A artrite à instabilidade da maioria das articulações, tais como a dos joelhos, exacerbando outras causas de quedas nesse grupo etário. A força dos músculos responsáveis por essa articulação é a chave para compensação da sua instabilidade. Também tem semelhante importância a velocidade de contração muscular, fundamental em situações de restauração do equilíbrio quando, por exemplo, ocorre algum tropeção (Aoyagi e Shephard 1992).
Cama et al. (1994) observaram em seu estudo que mulheres e homens com idade entre 63 e 79 anos aumentaram sua força (extensores e flexores do joelho). Inicialmente, homens e mulheres mostraram força similar, mas, ao final do treinamento, os homens melhoraram mais. Morini et al. (1994) constataram em seus estudos com idosos de ambos os sexos um aumento significativo na força dos músculos extensores e flexores do joelho, após um treinamento isocinético.
Em relação à dependência final, Work (1989), Aoyagi e Shephard (1992) e Schroll (1994) indicam que a insuficiência de força muscular pode tornar árduas ou impossíveis tarefas como levantar o próprio corpo de uma cadeira, sentar-se sobre vaso sanitário, sair da cama, carregar compras e até mesmo destampar uma garrafa. As pessoas que se confrontam a tais situações passam a ser dependentes de outras, perdem sua autonomia e sua qualidade de vida.
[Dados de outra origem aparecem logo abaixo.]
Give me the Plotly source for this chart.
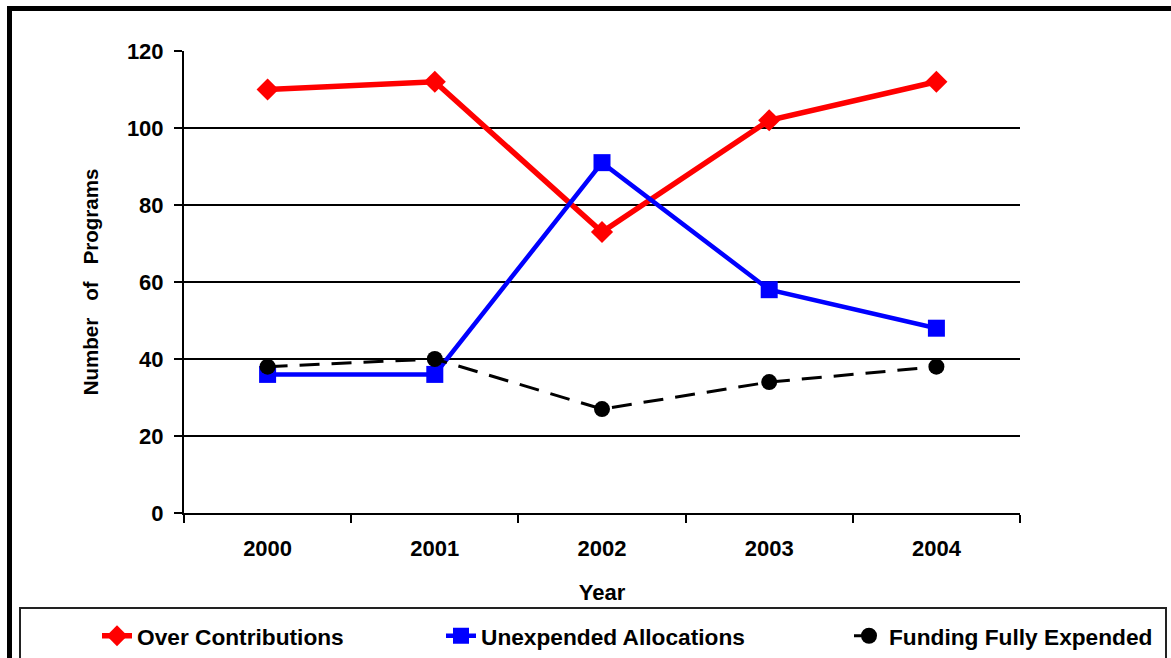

Esses estudos indicam que, se o treinamento da força muscular em indivíduos idosos leva a incrementos dessas capacidades, os aspectos funcionais relativos à marcha, ao equilíbrio (quedas) e a outras ações motoras que dependem da locomoção serão altamente beneficiados por esse tipo de treinamento. Portanto, esse treinamento tem um importante papel na prevenção e reversão de tais mudanças, uma vez que resulta em efeitos positivos para aquisição da força, mesmo numa população mais idosa. Se tal capacidade física deteriora 5% por década e o treinamento a aumenta em 10%, então pode-se retardar em aproximadamente 20 anos a idade na qual a força pode torna-se insuficiente para a realização das tarefas diárias (Buskirk e Segall 1989).
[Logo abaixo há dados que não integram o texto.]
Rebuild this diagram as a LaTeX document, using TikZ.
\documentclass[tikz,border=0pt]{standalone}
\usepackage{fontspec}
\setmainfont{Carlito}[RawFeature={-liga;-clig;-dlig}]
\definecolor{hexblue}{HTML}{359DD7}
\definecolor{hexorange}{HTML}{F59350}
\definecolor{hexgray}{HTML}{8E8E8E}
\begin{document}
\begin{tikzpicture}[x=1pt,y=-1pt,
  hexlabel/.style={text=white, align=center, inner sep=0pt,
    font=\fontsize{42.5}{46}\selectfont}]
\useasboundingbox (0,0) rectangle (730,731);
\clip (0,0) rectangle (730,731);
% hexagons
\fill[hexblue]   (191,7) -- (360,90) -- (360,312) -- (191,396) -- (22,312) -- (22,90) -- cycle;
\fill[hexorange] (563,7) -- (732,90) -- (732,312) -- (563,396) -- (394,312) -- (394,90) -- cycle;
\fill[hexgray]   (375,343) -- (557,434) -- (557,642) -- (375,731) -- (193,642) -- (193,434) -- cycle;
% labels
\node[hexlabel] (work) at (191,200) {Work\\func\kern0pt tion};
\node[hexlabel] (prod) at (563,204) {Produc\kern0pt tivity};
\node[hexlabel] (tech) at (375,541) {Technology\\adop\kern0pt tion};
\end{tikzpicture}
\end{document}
Além da força muscular, Meusel (1984) destaca a flexibilidade como um dos mais importante fatores de segurança, pois ela auxilia na prevenção de acidentes. A flexibilidade, definida como a capacidade de movimento da articulação com a maior amplitude possível, declina de 20% a 30% dos 20 aos 70 anos, com um aumento nesse percentual depois dos 80 anos. A falta de flexibilidade, particularmente nas articulações da coluna, do quadril e dos joelhos, está associada a dificuldade na realização de vários componentes das AVDs e AIVDs, podendo ser a principal causa de desconforto e incapacidade no idoso.
Segundo Phillips e Haskell (1995), a flexibilidade pode mais ser relacionada à “aptidão do tecido” do que ser considerada um componente da aptidão muscular, particularmente no idoso. Isso por que umas das principais limitações na amplitude do movimento articular com a idade resulta do aumento da proporção do tecido conectivo na massa muscular, da desidratação da articulação e da mudança de sua composição em colágeno e elastina. Este conjunto de alterações leva ao aumento da densidade e da rigidez da articulação, levando à diminuição da amplitude de movimento.
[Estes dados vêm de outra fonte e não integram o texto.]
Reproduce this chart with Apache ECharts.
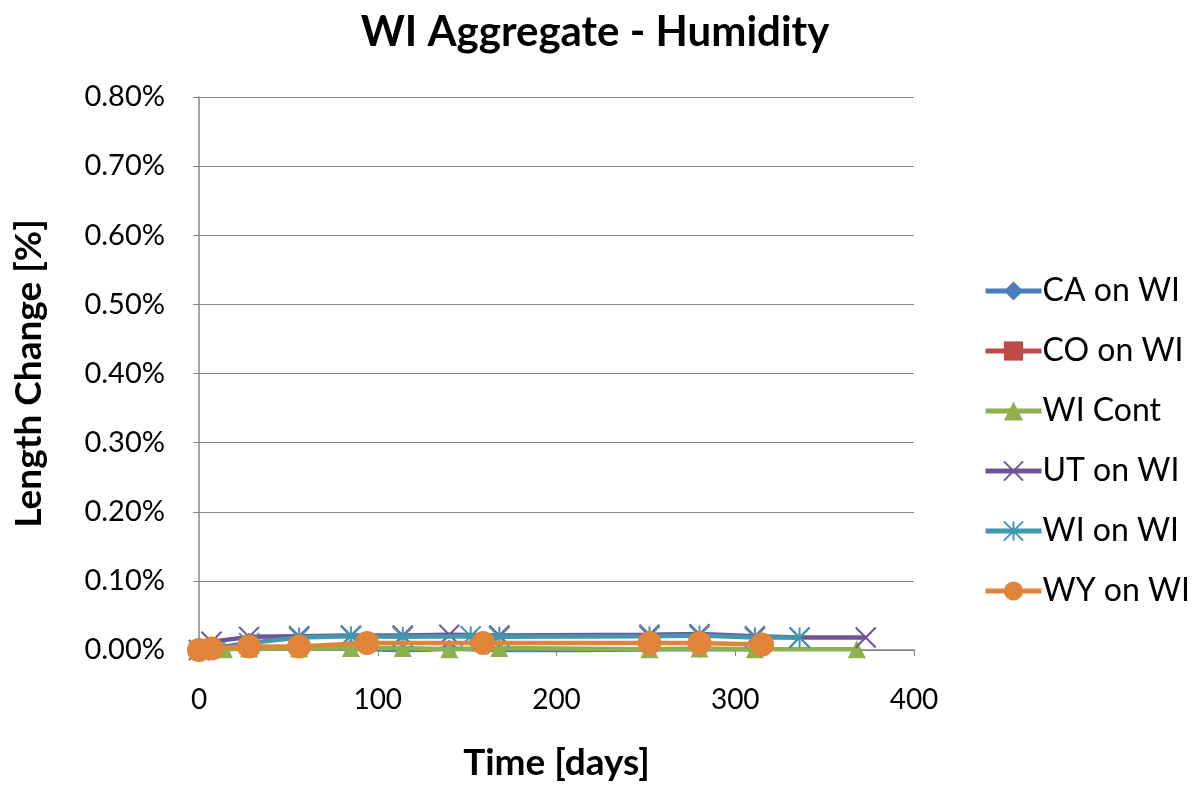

A flexibilidade tem sido muito menos estudada do que a força muscular, porém os estudos feitos a esse respeito encontraram efeitos positivos do treinamento na amplitude de movimento do idoso, seja através de programas específicos de alongamento, seja através de outros tipos de programas. É importante ressaltar que são observados efeitos positivos mesmo em pessoas muito idosas.